Who will it suit? This is a family town par excellence with superlative schools and myriad sporting and social activities. Harrogate appeals to commuters who appreciate the well paid jobs Leeds offers but would hate to live there. (Although the commute could be better – and will be from 2019, see below.) Those who want to retire in style will find everything they need and nothing they don’t.
Overall, anyone who appreciates its general dearth of tackiness (there’s only one pound shop, yes just the one!) will feel at home here.
Accessibility. 35 minutes to Leeds by car (more at peak times) or train, while the A1M for north/south journeys is 15 minutes away. Leeds Bradford Airportwith an extensive range of European flights (including Heathrow) 20-30 minutes drive.
For leisure you can reach the Yorkshire coast in just over an hour and the Yorkshire Dales – well, it’s already in them (Nidderdale more to the point).
Insider tip. The Leeds-Harrogate railway line is scheduled for electrification by 2019 when trains every 10 minutes with a 20 minute non stop journey time will be possible. Expect Harrogate to really fly as a Leeds commuter town then.
House hunting. The Duchy Estate just to north of the town centre may sound like a social housing project but is actually Harrogate’s most sought after address – although its pricey homes don’t come up for sale very often. The southern suburbs (usually referred to as the ‘favoured south side’ in estate-agent speak) such as Oatlands and Wheatlands are predominantly made up of 20s/30s stone family houses. They particularly appeal to commuters due to the local rail halt at Hornbeam Park and proximity to favoured secondary schools.
For a more villagey environment look at Pannal just to the west. Knaresborough which abuts Harrogate just to the east has the more relaxed feel of the North Yorkshire market town it is. Both have stations on the Leeds-York line.
The all-important schools. Sink schools don’t exist in Harrogate. There’s a long list of Ofsted ‘good’ or ‘outstanding’ primary schools with 2014 KS2 ratings amongst the highest in Yorkshire. As for secondary schools Harrogate Grammar, St. Aidans Church of England High School and St. John Fisher Catholic High School tend to be the most sought after.
Price guide. Harrogate has already been discovered as a bit of a gem, so property prices here are already some of the most expensive in Yorkshire. Current pricing: One bed flat, £95,000-£350,000 depending on area/quality. Three bed terrace/semi £180,000-£300,000. Four/five bed detached £300,000-£500,000+. The best properties can go for circa £1m+ although you can expect high end finishes and a sizable plot for your money. Upside: Once you’re in you’re in.
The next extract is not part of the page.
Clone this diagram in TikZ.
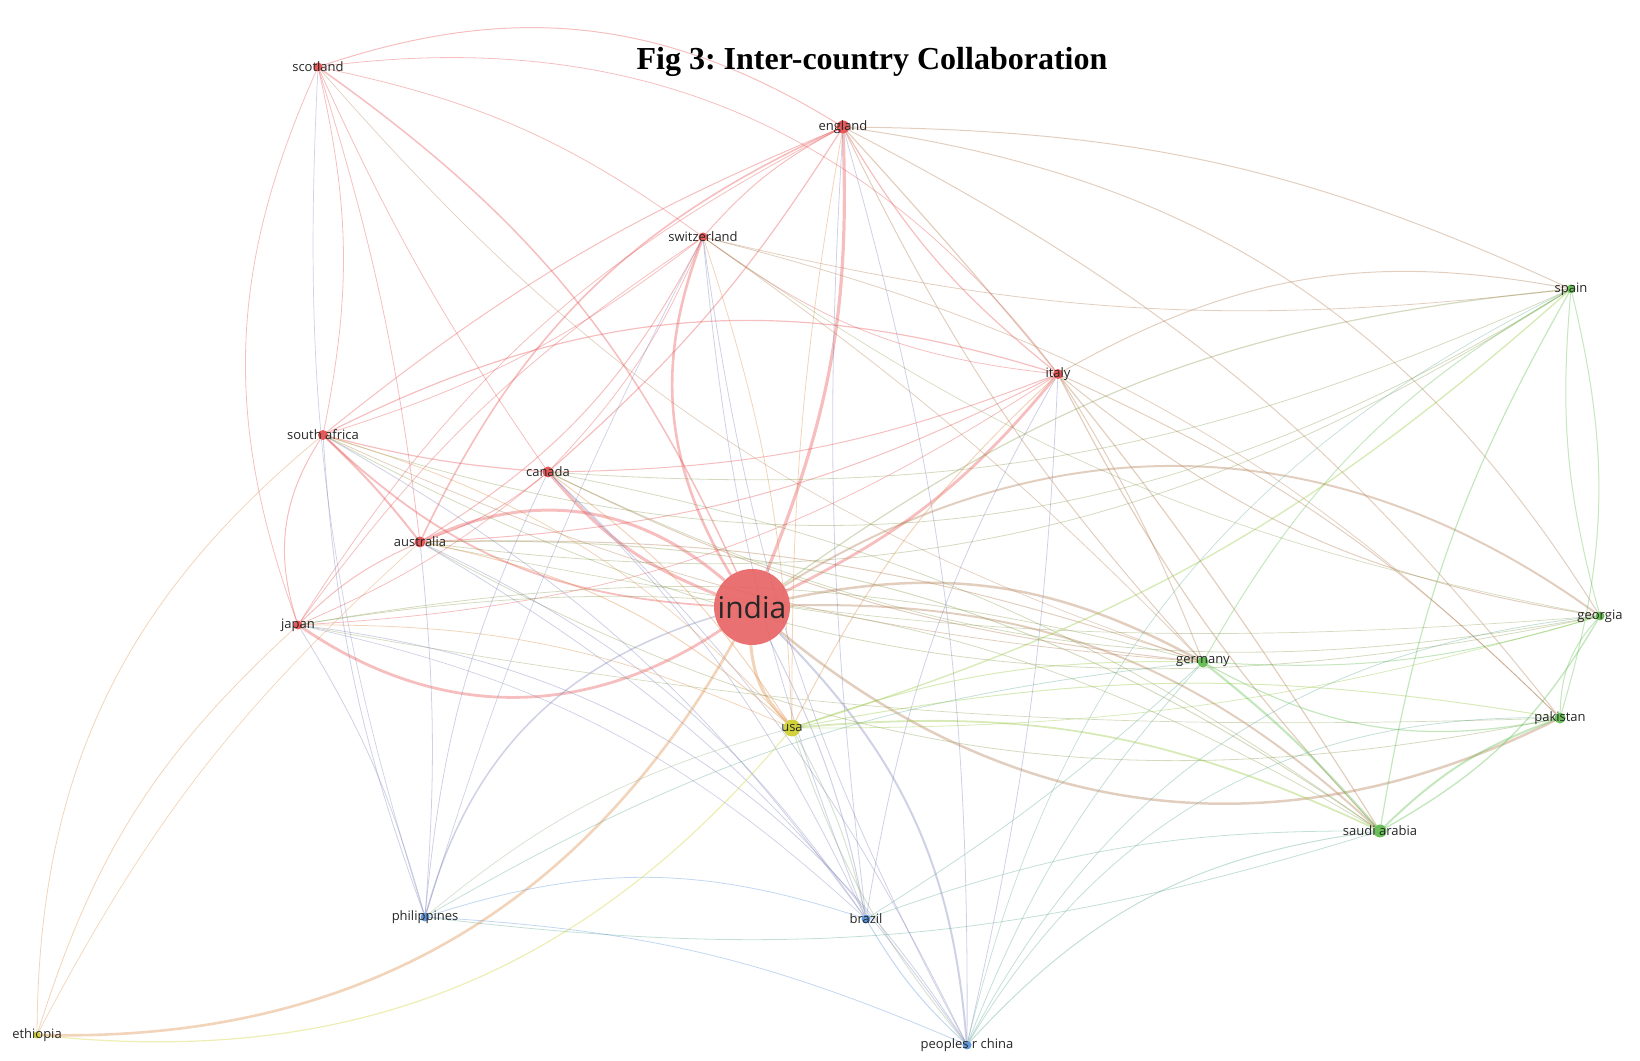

Not many people who move here want to move away.
Insider tip. Anyone looking for good value needn’t entirely give up hope however. There are still plenty of Harrogate streets that are up and coming (look out for the skips and scaffolding), especially locations close in to the town centre. Also, there’s still a good choice of older properties suitable for fixing up and/or with space you can build out and grow into.
So far so good, but are there any downsides? Speak to any teenager and they will tell you it’s boring – they’re wrong! Hip 20-somethings might tell you it’s a bit parochial – in fairness they’re partly right. It’s easy enough to get to Leeds though, which is quickly developing a reputation for its shopping, social and music scene.
Lastly, although there’s decent public transport everyone prefers to travel by car (Harrogate is 4×4 central) so the roads can be gridlocked at peak times. Time that school run or commute carefully. It’s mostly flat however so walking/cycling is a viable option.
Nearby places to consider. Boroughbridge: More rural, less well-connected, less expensive. Wetherby: More rural, better for Leeds commuters, similar prices. North Leeds, eg. Guiseley, Horsforth: Easier for commuting and less expensive, but less posh.